3. A vapor deposition system according to claim 2 wherein the reaction chamber comprises:

a single shower head connected to the first gas feed line and to the reaction gas source.

4. A vapor deposition system comprising:

a vaporizer;

a reaction chamber downstream from the vaporizer in the vapor deposition system;

a first gas feed line connecting the vaporizer to the reaction chamber;

a gas feed valve in-line with the first gas feed line between the reaction chamber and the vaporizer;

a second gas feed line connected to the first gas feed line between the gas feed valve and the reaction chamber; and

a single carrier gas source connected to the vaporizer and to the second gas feed line.

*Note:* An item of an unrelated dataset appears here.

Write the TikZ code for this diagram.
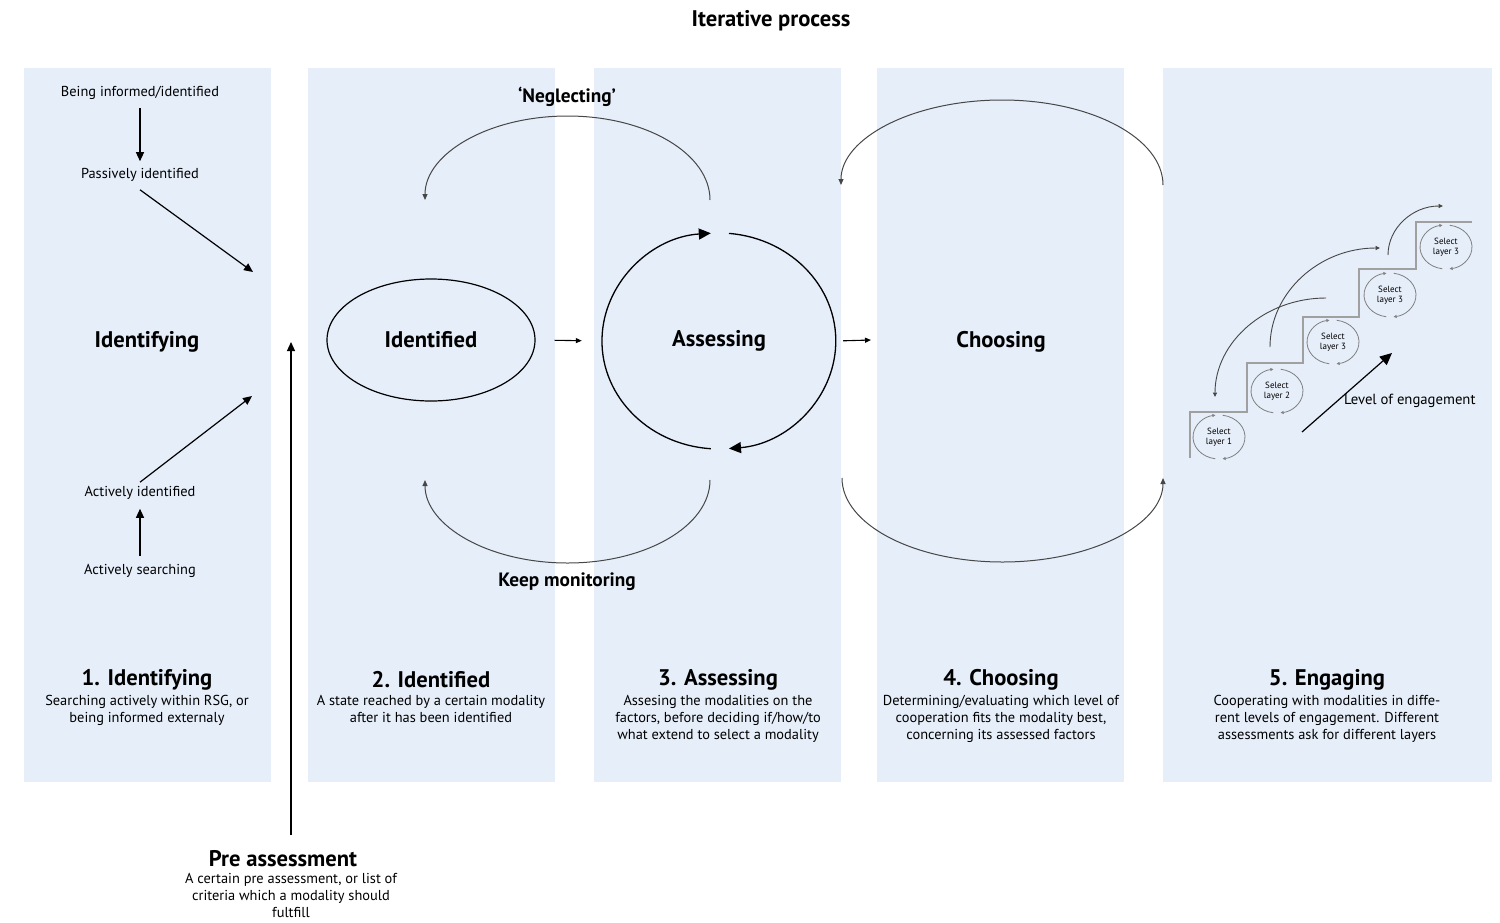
\documentclass[tikz,border=0pt]{standalone}
\usepackage{fontspec}
\setmainfont{PT Sans}
\usetikzlibrary{arrows.meta,shapes.geometric}

\definecolor{panelblue}{RGB}{230,238,249}
\definecolor{stairgray}{RGB}{160,160,160}
\definecolor{loopgray}{RGB}{70,70,70}

\begin{document}
\begin{tikzpicture}[x=1pt,y=-1pt,
  panel/.style={fill=panelblue,draw=none},
  smalltxt/.style={font=\fontsize{14.4}{17}\selectfont,align=center,inner sep=0pt},
  headtxt/.style={font=\fontsize{22.6}{26}\selectfont\bfseries,inner sep=0pt},
  midtxt/.style={font=\fontsize{19.3}{23}\selectfont\bfseries,inner sep=0pt},
  tinytxt/.style={font=\fontsize{9}{10}\selectfont,align=center,inner sep=0pt},
  arr/.style={line width=1.2pt,-{Triangle[length=9pt,width=8pt]}},
  arrs/.style={line width=1.1pt,-{Triangle[length=6pt,width=5pt]}},
  arrb/.style={line width=1.3pt,-{Triangle[length=12pt,width=11pt]}},
  looparrow/.style={line width=1pt,draw=loopgray,-{Triangle[length=6pt,width=5pt]}},
  stairline/.style={line width=1.2pt,draw=stairgray},
  ringarrow/.style={line width=0.8pt,draw=gray,-{Triangle[length=3pt,width=3pt]}},
  curvearrow/.style={line width=0.9pt,draw=loopgray,-{Triangle[length=4.5pt,width=4pt]}}
]
\useasboundingbox (0,0) rectangle (1500,922);

% column backgrounds
\fill[panel] (24,68) rectangle (271,782);
\fill[panel] (308,68) rectangle (555,782);
\fill[panel] (594,68) rectangle (841,782);
\fill[panel] (877,68) rectangle (1124,782);
\fill[panel] (1163,68) rectangle (1492,782);

\node[headtxt] (title) at (771,21) {Iterative process};

% --- column 1: identifying
\node[smalltxt] (bi) at (140,93) {Being informed/identified};
\node[smalltxt] (pi) at (140,175) {Passively identified};
\node[smalltxt] (ai) at (140,493) {Actively identified};
\node[smalltxt] (as) at (140,571) {Actively searching};
\node[headtxt] (idf) at (147,342) {Identifying};
\coordinate (pi-end) at (253,272);
\coordinate (ai-end) at (252,396);
\draw[arr,shorten <=8pt,shorten >=7pt] (bi) -- (pi);
\draw[arr] (pi.south) ++(0,8) -- (pi-end);
\draw[arr,shorten <=8pt,shorten >=9pt] (as) -- (ai);
\draw[arr] (ai.north) ++(0,-4) -- (ai-end);

% --- pre assessment
\coordinate (pa-bot) at (291,835);
\coordinate (pa-top) at (291,342);
\draw[arr] (pa-bot) -- (pa-top);
\node[headtxt] (pre) at (283,859) {Pre assessment};
\node[smalltxt,anchor=north] (pre-d) at (291,873) {A certain pre assessment, or list of\\criteria which a modality should\\fultfill};

% --- column 2 and 3: identified, assessing
\node[draw,ellipse,line width=1.2pt,minimum width=208pt,minimum height=122pt,headtxt] (idd) at (431,340) {Identified};
\node[ellipse,minimum width=234pt,minimum height=216pt,headtxt] (ass) at (719,341) {Assessing};
\draw[arrb] (729,233.4) arc[start angle=85,end angle=-85,x radius=117pt,y radius=108pt];
\draw[arrb] (710.8,448.7) arc[start angle=-94,end angle=-266,x radius=117pt,y radius=108pt];
\draw[arrs,shorten <=19pt,shorten >=20pt] (idd.east) -- (ass.west);

% loops back to the identified state
\coordinate (ng-s) at (710,200);
\coordinate (km-s) at (710,480);
\draw[looparrow] (ng-s) arc[start angle=0,end angle=180,x radius=142.5pt,y radius=84pt];
\draw[looparrow] (km-s) arc[start angle=0,end angle=-180,x radius=142.5pt,y radius=83pt];
\node[midtxt] (ngl) at (567,97) {‘Neglecting’};
\node[midtxt] (kpm) at (567,582) {Keep monitoring};

% --- column 4: choosing
\node[headtxt] (cho) at (1001,342) {Choosing};
\coordinate (cho-in) at (871,340);
\draw[arrs,shorten <=7pt] (ass.east) -- (cho-in);
\coordinate (big-top) at (1163,185);
\coordinate (big-bot) at (842,478);
\draw[looparrow] (big-top) arc[start angle=0,end angle=180,x radius=161pt,y radius=85pt];
\draw[looparrow] (big-bot) arc[start angle=180,end angle=360,x radius=160.5pt,y radius=84pt];

% --- column 5: engaging staircase
\draw[stairline] (1190,458) -- (1190,412) -- (1247,412) -- (1247,363) -- (1303,363)
  -- (1303,317) -- (1359,317) -- (1359,269) -- (1416,269) -- (1416,222) -- (1472,222);
\foreach \i/\cx/\cy/\l in {1/1219/437/1,2/1277/391/2,3/1333/342/3,4/1390/295/3,5/1446/247/3}{
  \node[ellipse,minimum width=52pt,minimum height=44pt,tinytxt] (s\i) at (\cx,\cy) {Select\\layer \l};
  \draw[ringarrow] ({\cx+26*cos(82)},{\cy-22*sin(82)}) arc[start angle=82,end angle=-82,x radius=26pt,y radius=22pt];
  \draw[ringarrow] ({\cx+26*cos(-98)},{\cy-22*sin(-98)}) arc[start angle=-98,end angle=-262,x radius=26pt,y radius=22pt];
}
\coordinate (b1) at (1326,298);
\coordinate (b2) at (1270,347);
\coordinate (b3) at (1388,255);
\draw[curvearrow] (b1) arc[start angle=90,end angle=180,x radius=111pt,y radius=99pt];
\draw[curvearrow] (b2) arc[start angle=180,end angle=90,x radius=110pt,y radius=99pt];
\draw[curvearrow] (b3) arc[start angle=180,end angle=90,x radius=55pt,y radius=49pt];
\coordinate (lv-s) at (1302,432);
\coordinate (lv-e) at (1392,353);
\draw[arrb,line width=1.2pt] (lv-s) -- (lv-e);
\node[smalltxt,anchor=west,font=\fontsize{14.7}{17}\selectfont] (lvl) at (1344,401) {Level of engagement};

% --- column captions
\node[headtxt] (h1) at (147,680) {1. Identifying};
\node[headtxt] (h2) at (431,680) {2. Identified};
\node[headtxt] (h3) at (718,680) {3. Assessing};
\node[headtxt] (h4) at (1001,680) {4. Choosing};
\node[headtxt] (h5) at (1327,680) {5. Engaging};
\node[smalltxt,anchor=north] (d1) at (147,695) {Searching actively within RSG, or\\being informed externaly};
\node[smalltxt,anchor=north] (d2) at (431,695) {A state reached by a certain modality\\after it has been identified};
\node[smalltxt,anchor=north] (d3) at (718,695) {Assesing the modalities on the\\factors, before deciding if/how/to\\what extend to select a modality};
\node[smalltxt,anchor=north] (d4) at (1001,695) {Determining/evaluating which level of\\cooperation fits the modality best,\\concerning its assessed factors};
\node[smalltxt,anchor=north] (d5) at (1327,695) {Cooperating with modalities in diffe-\\rent levels of engagement. Different\\assessments ask for different layers};
\end{tikzpicture}
\end{document}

5. A vapor deposition system according to claim 4 wherein the reaction chamber comprises:

a single shower head connected to the first gas feed line and to the reaction gas source.

6. A vapor deposition system comprising:

a reaction chamber;

a vaporizer connected to the reaction chamber by a first gas feed line with a 4-way valve having first, second, third and fourth terminals;

a pump connected to the vaporizer by a gas exhaust line; and

a second gas feed line connected to the first gas feed line;

wherein the first terminal is connected to the vaporizer by the first gas feed line, the second terminal is connected to the reaction chamber by the first gas feed line, the third terminal is connected to the pump by the gas exhaust line, and the fourth terminal is connected to the second feed line.